A couple of hours later, my hand sore from signing, I watched booksellers stream out of the ballroom almost as quickly as they’d streamed in. Two of them chatted as they passed me. “I keep thinking Trump is just a bad dream,” one said. “I’ll wake up tomorrow and everything will be back to normal.”

Two more passed by. “I keep hoping I’ll wake up and he’s just gone. It never happened.”

Wake up. Wake up. I kept hearing it.

Late that night, after dinner, I did a quick search on my phone for “Tibetans + Minneapolis” and learned there are enough Tibetans in Minnesota that the reincarnation of a lama has been identified in the capital, one of the few lamas ever discovered in the west. According to the Star Tribune, the Dalai Lama has agreed that Jalue Dorjee is a reincarnation and sent his parents two letters confirming it and offering advice.
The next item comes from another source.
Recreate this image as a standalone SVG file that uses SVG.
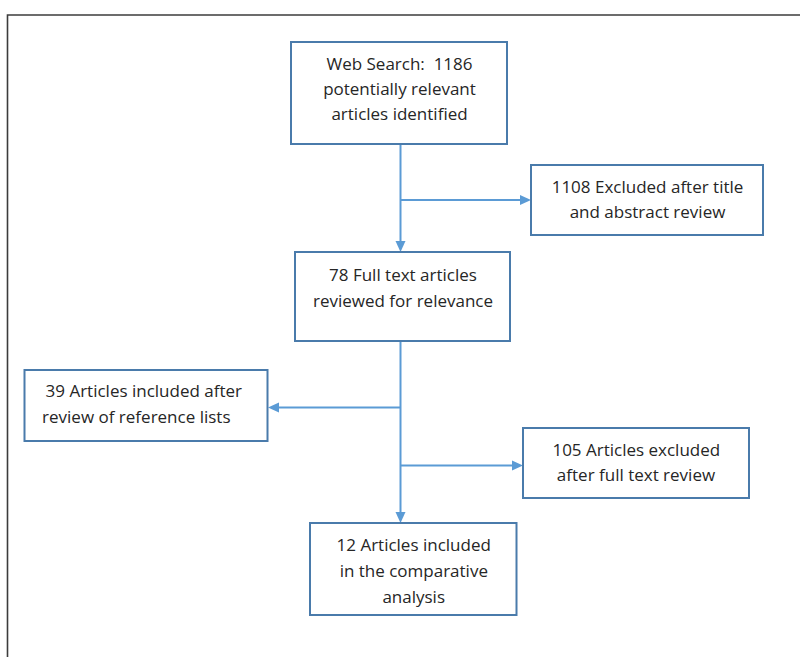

Jalue is now ten years old. “He wakes just before 6 a.m. and heads to the family prayer room,” the story says. “There, he sits with his father and reads aloud from Buddhist scriptures. Boxes of the sacred texts line the walls in the room, and Jalue has learned many of them by heart.

“His father, Dorje Tsegyal, listens as he reads, gently correcting him as needed. The two have a deal: For every book the young lama memorizes, he receives one Pokemon card. He’s up to 258 cards.”

After reading the article, I opened Patti Smith’s book. Her dream cowboy drawled, “The writer is a conductor.” I wondered if he meant a symphony conductor, given of the way we try to pull disparate elements together instead of breaking them apart. But the book is called M Train, so Smith seems to feel the cowboy meant conductors of a different stripe (although maybe not mustard and crimson).

Finding my place in her memoir, I jumped on board.